4. “Worst of the worst” lists are specific but limited in scope
DHS and ICE releases repeatedly highlighted named individuals — murderers, child sexual offenders, gang members and people with long criminal histories — and some releases list roughly two hundred-plus convicted individuals in Minnesota whom DHS labels the “worst of the worst” [7] [8] [5]. Those named-case lists illustrate the agency’s targeting priorities but do not exhaust the full universe of arrests and do not by themselves quantify total arrests across all categories [7] [8] [5].

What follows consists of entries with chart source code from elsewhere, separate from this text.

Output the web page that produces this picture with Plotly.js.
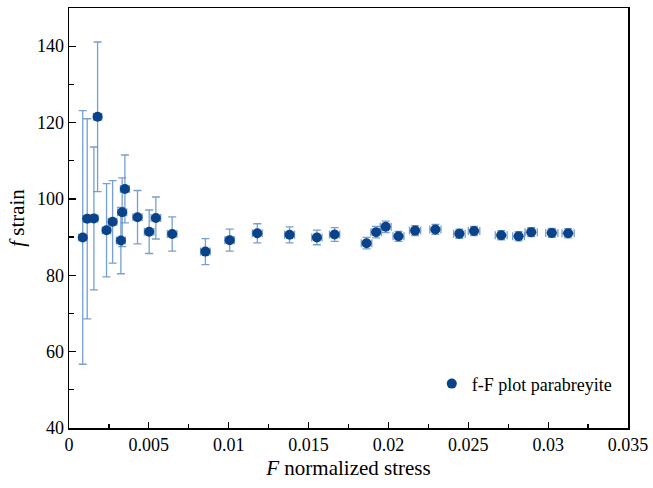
<!DOCTYPE html>
<html>
<head>
<meta charset="utf-8">
<script src="https://cdn.plot.ly/plotly-3.0.1.min.js"></script>
<style>html,body{margin:0;padding:0;background:#fff;}#chart{width:653px;height:488px;}</style>
</head>
<body>
<div id="chart"></div>
<script>
// Normalized stress F
var stressF = [0.00086, 0.00114, 0.00156, 0.00179, 0.00235, 0.00273, 0.00325, 0.00333, 0.00350,
  0.00429, 0.00502, 0.00544, 0.00646, 0.00854, 0.01006, 0.01179, 0.01381, 0.01552, 0.01663,
  0.01863, 0.01923, 0.01983, 0.02063, 0.02167, 0.02294, 0.02444, 0.02536, 0.02706, 0.02815,
  0.02894, 0.03023, 0.03125];
// Strain f
var strainF = [89.9, 94.8, 94.9, 121.5, 91.8, 94.0, 89.1, 96.5, 102.6,
  95.2, 91.4, 95.0, 90.8, 86.2, 89.2, 91.0, 90.6, 89.9, 90.7,
  88.4, 91.3, 92.7, 90.2, 91.7, 92.0, 90.9, 91.6, 90.5, 90.2,
  91.3, 91.1, 91.0];
// Uncertainty in f
var strainErr = [33.2, 26.2, 18.7, 19.6, 12.2, 10.8, 8.7, 9.0, 8.9,
  7.0, 5.7, 5.5, 4.5, 3.4, 2.9, 2.5, 2.1, 1.9, 1.8,
  1.5, 1.5, 1.5, 1.3, 1.3, 1.3, 1.2, 1.2, 1.2, 1.2,
  1.2, 1.2, 1.2];
// Uncertainty in F
var stressErr = [0.00025, 0.00025, 0.00025, 0.00026, 0.00026, 0.00027, 0.00028, 0.00028, 0.00028,
  0.00029, 0.0003, 0.0003, 0.0003, 0.0003, 0.0003, 0.00031, 0.00031, 0.00032, 0.00032,
  0.00033, 0.00033, 0.00034, 0.00034, 0.00035, 0.00035, 0.00036, 0.00036, 0.00037, 0.00037,
  0.00038, 0.00038, 0.00038];
var seriesName = 'f-F plot parabreyite';

var errColor = 'rgba(85,135,198,0.8)';
var trace = {
  x: stressF, y: strainF, type: 'scatter', mode: 'markers', name: seriesName,
  marker: {color: '#0a4389', size: 10},
  error_y: {type: 'data', array: strainErr, visible: true, color: errColor, thickness: 1.3, width: 4},
  error_x: {type: 'data', array: stressErr, visible: true, color: errColor, thickness: 1.3, width: 4}
};
var fontFam = '"Liberation Serif", "Times New Roman", serif';
var layout = {
  width: 653, height: 488,
  margin: {l: 69, r: 25, t: 8, b: 60},
  paper_bgcolor: '#fff', plot_bgcolor: '#fff',
  font: {family: fontFam, color: '#000', size: 18},
  showlegend: true,
  legend: {x: 0.649, y: 0.105, xanchor: 'left', yanchor: 'middle', bgcolor: 'rgba(0,0,0,0)',
    font: {family: fontFam, size: 18, color: '#000'}},
  xaxis: {
    range: [0, 0.035], dtick: 0.005, tick0: 0, showgrid: false, zeroline: false,
    showline: true, linecolor: '#000', linewidth: 1.5, mirror: true,
    ticks: 'inside', ticklen: 6, tickwidth: 1.2, tickcolor: '#000',
    minor: {dtick: 0.0025, ticks: 'inside', ticklen: 4, tickwidth: 1.2, tickcolor: '#000', showgrid: false},
    tickfont: {family: fontFam, size: 18},
    title: {text: '<i>F</i> normalized stress', font: {family: fontFam, size: 21}, standoff: 6}
  },
  yaxis: {
    range: [40, 150], dtick: 20, tick0: 40, showgrid: false, zeroline: false,
    showline: true, linecolor: '#000', linewidth: 1.5, mirror: true,
    ticks: 'inside', ticklen: 7, tickwidth: 1.2, tickcolor: '#000',
    minor: {dtick: 10, ticks: 'inside', ticklen: 5, tickwidth: 1.2, tickcolor: '#000', showgrid: false},
    tickfont: {family: fontFam, size: 18},
    title: {text: '<i>f</i> strain', font: {family: fontFam, size: 21}, standoff: 6}
  }
};
Plotly.newPlot('chart', [trace], layout, {displayModeBar: false, staticPlot: true});
</script>
</body>
</html>
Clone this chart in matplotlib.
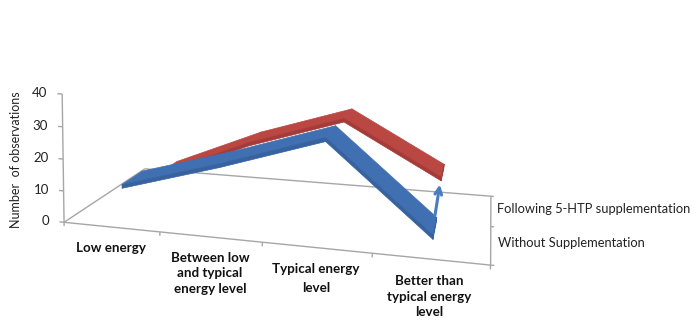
import numpy as np
import matplotlib
matplotlib.use('Agg')
import matplotlib.pyplot as plt
from matplotlib.patches import FancyArrowPatch
from matplotlib.transforms import IdentityTransform
from mpl_toolkits.mplot3d.art3d import Poly3DCollection

# ---------------- data ----------------
categories = ["Low energy",
              "Between low\nand typical\nenergy level",
              "Typical energy\nlevel",
              "Better than\ntypical energy\nlevel"]
series_names = ["Without Supplementation", "Following 5-HTP supplementation"]
without_supp = [11, 20, 30, 4]
following_supp = [6, 19, 29, 12]
value_ticks = [0, 10, 20, 30, 40]
value_label = "Number  of observations"

plt.rcParams['font.family'] = ['Lato', 'DejaVu Sans']

W, H = 700, 328
fig = plt.figure(figsize=(W / 100, H / 100), dpi=100)
fig.patch.set_facecolor('white')

# square 3D axes placed so the perspective matches the reference
side = 321.97
cx, cy = 129.15, 178.10
ax = fig.add_axes([(cx - side / 2) / W, (cy - side / 2) / H, side / W, side / H],
                  projection='3d', computed_zorder=False)
ax.set_xticks([]); ax.set_yticks([]); ax.set_zticks([])
for axis in (ax.xaxis, ax.yaxis, ax.zaxis):
    axis.label.set_visible(False)
    axis.offsetText.set_visible(False)
ax.set_axis_off()
ax.patch.set_visible(False)
ax.view_init(elev=11.71015, azim=-70.60879, roll=0)
ax.set_proj_type('persp', focal_length=np.exp(-0.55661))
ax.set_box_aspect((4.0, 2 * np.exp(0.22159), 40 * np.exp(-3.43563)))
xc, yc, zc = -0.95718, 3.84412, -6.98721
ax.set_xlim(xc - 2, xc + 2)
ax.set_ylim(yc - 1, yc + 1)
ax.set_zlim(zc - 20, zc + 20)

n = len(categories)
ns = len(series_names)
vmax = max(value_ticks)
gray = '#a6a6a6'


def gline(xs, ys, zs):
    ax.plot(xs, ys, zs, color=gray, lw=1.0, zorder=1, solid_capstyle='butt', clip_on=False)


# floor
gline([0, n], [0, 0], [0, 0])
gline([0, n], [ns, ns], [0, 0])
gline([0, 0], [0, ns], [0, 0])
gline([n, n], [0, ns], [0, 0])
# value axis
gline([0, 0], [0, 0], [0, vmax])
for v in value_ticks:
    gline([0, -0.05], [0, 0], [v, v])
for i in range(n + 1):
    gline([i, i], [0, 0], [0, -1.2])
for j in range(ns + 1):
    gline([n, n + 0.03], [j, j], [0, 0])

# ribbons
d = 0.25
t = 1.2


def ribbon(vals, yc_, top, sidec, z):
    polys, cols = [], []
    for i in range(len(vals) - 1):
        x0, x1 = i + 0.5, i + 1.5
        z0, z1 = vals[i], vals[i + 1]
        polys.append([(x0, yc_ - d, z0), (x1, yc_ - d, z1), (x1, yc_ + d, z1), (x0, yc_ + d, z0)])
        cols.append(top)
        polys.append([(x0, yc_ - d, z0), (x1, yc_ - d, z1), (x1, yc_ - d, z1 - t), (x0, yc_ - d, z0 - t)])
        cols.append(sidec)
    xe = len(vals) - 0.5
    ze = vals[-1]
    polys.append([(xe, yc_ - d, ze), (xe, yc_ + d, ze), (xe, yc_ + d, ze - t), (xe, yc_ - d, ze - t)])
    cols.append(sidec)
    pc = Poly3DCollection(polys, facecolors=cols, edgecolors=cols, linewidths=0.5, zorder=z)
    pc.set_clip_on(False)
    ax.add_collection3d(pc)


ribbon(following_supp, 1.5, '#bb4743', '#a53b38', 2)
ribbon(without_supp, 0.5, '#4070b2', '#36629f', 3)

# projection helper (3D data -> display pixels)
fig.canvas.draw()
M = ax.get_proj()


def to_px(x, y, z):
    v = M @ np.array([x, y, z, 1.0])
    return ax.transData.transform((v[0] / v[3], v[1] / v[3]))


def ftext(p, s, **kw):
    fig.text(p[0] / W, p[1] / H, s, **kw)


# text
for v in value_ticks:
    ftext(to_px(-0.16, 0, v), str(v), ha='right', va='center', fontsize=9.5, color='#222222')
for i, lab in enumerate(categories):
    ls = 1.7 if lab.count('\n') == 1 else 1.35
    ftext(to_px(i + 0.5, 0, -4.6), lab, ha='center', va='top', fontsize=9.6, fontweight='bold',
          linespacing=ls, color='#111111')
for j, name in enumerate(series_names):
    ftext(to_px(n + 0.06, j + 0.5, 0.6), name, ha='left', va='center', fontsize=9.3, color='#222222')

fig.text(16 / W, 1 - 160 / H, value_label, rotation=90, ha='center', va='center',
         fontsize=9, color='#222222')

# arrow from the "without" end to the "following" end
pb = to_px(n - 0.5, 0.5, without_supp[-1])
pr = to_px(n - 0.5, 1.5, following_supp[-1])
arrow = FancyArrowPatch(pb + np.array([0, 11]), pr + np.array([-3, -14]),
                        arrowstyle='->', mutation_scale=12, lw=2.2, color='#4a7cc0',
                        shrinkA=0, shrinkB=0, transform=IdentityTransform())
fig.add_artist(arrow)

fig.savefig('out.png', dpi=100)
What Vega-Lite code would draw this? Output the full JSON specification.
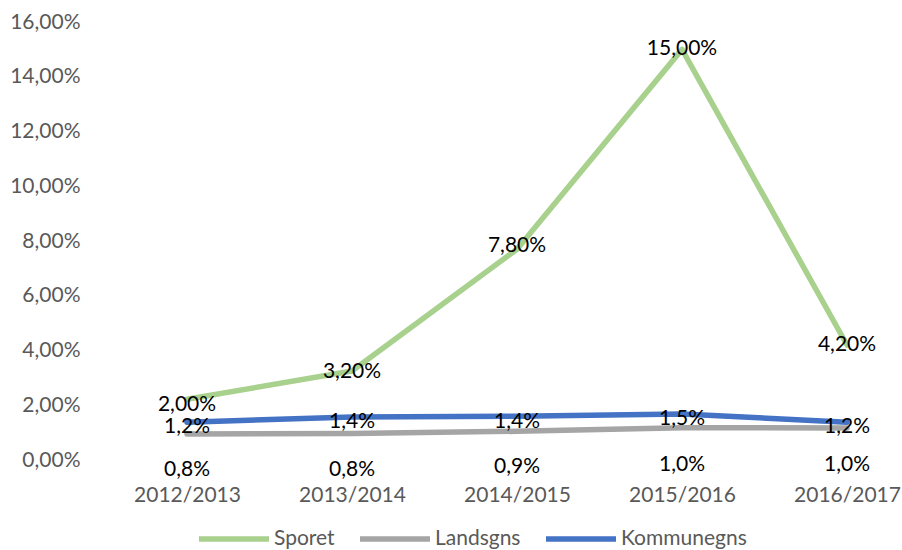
{
  "$schema": "https://vega.github.io/schema/vega-lite/v6.json",
  "width": 800,
  "height": 438,
  "autosize": {"type": "none"},
  "padding": {"left": 90, "top": 22, "right": 12, "bottom": 90},
  "background": "white",
  "config": {"view": {"stroke": null}, "font": "Lato"},
  "data": {"values": [
    {"period": "2012/2013", "series": "Sporet", "value": 2.22, "labelValue": 2.0, "label": "2,00%"},
    {"period": "2013/2014", "series": "Sporet", "value": 3.25, "labelValue": 3.2, "label": "3,20%"},
    {"period": "2014/2015", "series": "Sporet", "value": 7.7, "labelValue": 7.8, "label": "7,80%"},
    {"period": "2015/2016", "series": "Sporet", "value": 15.0, "labelValue": 15.0, "label": "15,00%"},
    {"period": "2016/2017", "series": "Sporet", "value": 4.2, "labelValue": 4.2, "label": "4,20%"},
    {"period": "2012/2013", "series": "Landsgns", "value": 0.95, "labelValue": 0.8, "label": "0,8%"},
    {"period": "2013/2014", "series": "Landsgns", "value": 0.97, "labelValue": 0.8, "label": "0,8%"},
    {"period": "2014/2015", "series": "Landsgns", "value": 1.05, "labelValue": 0.9, "label": "0,9%"},
    {"period": "2015/2016", "series": "Landsgns", "value": 1.18, "labelValue": 1.0, "label": "1,0%"},
    {"period": "2016/2017", "series": "Landsgns", "value": 1.17, "labelValue": 1.0, "label": "1,0%"},
    {"period": "2012/2013", "series": "Kommunegns", "value": 1.38, "labelValue": 1.2, "label": "1,2%"},
    {"period": "2013/2014", "series": "Kommunegns", "value": 1.57, "labelValue": 1.4, "label": "1,4%"},
    {"period": "2014/2015", "series": "Kommunegns", "value": 1.6, "labelValue": 1.4, "label": "1,4%"},
    {"period": "2015/2016", "series": "Kommunegns", "value": 1.68, "labelValue": 1.5, "label": "1,5%"},
    {"period": "2016/2017", "series": "Kommunegns", "value": 1.38, "labelValue": 1.2, "label": "1,2%"}
  ]},
  "encoding": {
    "x": {
      "field": "period", "type": "ordinal",
      "scale": {"type": "point", "range": [97, 757], "padding": 0},
      "axis": {"title": null, "domain": false, "ticks": false, "labelAngle": 0, "labelPadding": 24,
               "labelFontSize": 21, "labelColor": "#595959", "labelFont": "Lato"}
    }
  },
  "layer": [
    {
      "mark": {"type": "line", "strokeWidth": 5.5, "strokeCap": "round", "strokeJoin": "round"},
      "encoding": {
        "y": {"field": "value", "type": "quantitative",
              "scale": {"domain": [0, 16], "nice": false},
              "axis": {"title": null, "values": [0, 2, 4, 6, 8, 10, 12, 14, 16], "grid": false,
                       "domain": false, "ticks": false, "labelPadding": 10, "labelFontSize": 21,
                       "labelColor": "#595959", "labelFont": "Lato",
                       "labelExpr": "replace(format(datum.value, '.2f'), '.', ',') + '%'"}},
        "color": {"field": "series", "type": "nominal",
                  "scale": {"domain": ["Sporet", "Landsgns", "Kommunegns"],
                            "range": ["#a9d18e", "#a5a5a5", "#4472c4"]},
                  "legend": {"title": null, "orient": "none", "direction": "horizontal",
                             "legendX": 106, "legendY": 479, "symbolType": "stroke",
                             "symbolSize": 4900, "symbolStrokeWidth": 5.5, "labelFontSize": 21,
                             "labelColor": "#595959", "labelFont": "Lato", "columnPadding": 14,
                             "labelOffset": 2}},
        "order": {"field": "series", "type": "nominal"},
        "detail": {"field": "series"}
      }
    },
    {
      "transform": [{"filter": "datum.series !== 'Landsgns'"}],
      "mark": {"type": "text", "fontSize": 21, "color": "#000000", "font": "Lato", "baseline": "middle"},
      "encoding": {
        "y": {"field": "labelValue", "type": "quantitative"},
        "text": {"field": "label"}
      }
    },
    {
      "transform": [{"filter": "datum.series === 'Landsgns'"}],
      "mark": {"type": "text", "fontSize": 21, "color": "#000000", "font": "Lato", "baseline": "middle", "dy": 32},
      "encoding": {
        "y": {"field": "labelValue", "type": "quantitative"},
        "text": {"field": "label"}
      }
    }
  ]
}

5. Data limitations and the honest answer
Available reporting shows multiple, inconsistent totals: federal statements and press releases cite hundreds to thousands [1] [4], local news reports place totals in the low thousands [2] [5], and state officials dispute some custody numbers [3]. Independent datasets that would definitively reconcile who was arrested in Minneapolis, their immigration status, and criminal histories are not present in the provided reporting, and broader demographic sources (e.g., Migration Policy or Minnesota data trackers) describe unauthorized populations but do not enumerate arrests tied to this operation in a verifiable, single-source way [9] [10]. Therefore the most defensible statement is that DHS/ICE claim multiple thousands of arrests tied to Operation Metro Surge while local reporting documents between several hundred and a few thousand arrests and Minnesota officials dispute specific custody claims — but no single, independently verified number emerges from the materials reviewed [1] [2] [3].
Conclusion
The materials show aggressive federal enforcement messaging and named-case arrests in Minneapolis, with DHS/ICE publicizing figures that vary by release and local reporters capturing somewhat smaller totals; Minnesota officials contest some federal custody counts. Without an independent, auditable dataset released by a neutral party or matched public records reconciliations, the exact number of “illegal aliens arrested for crime in Minneapolis” cannot be definitively stated from the provided reporting — the documented range in these sources spans from the low hundreds (explicit named lists) to multiple thousands claimed by federal releases [5] [2] [1] [4] [3].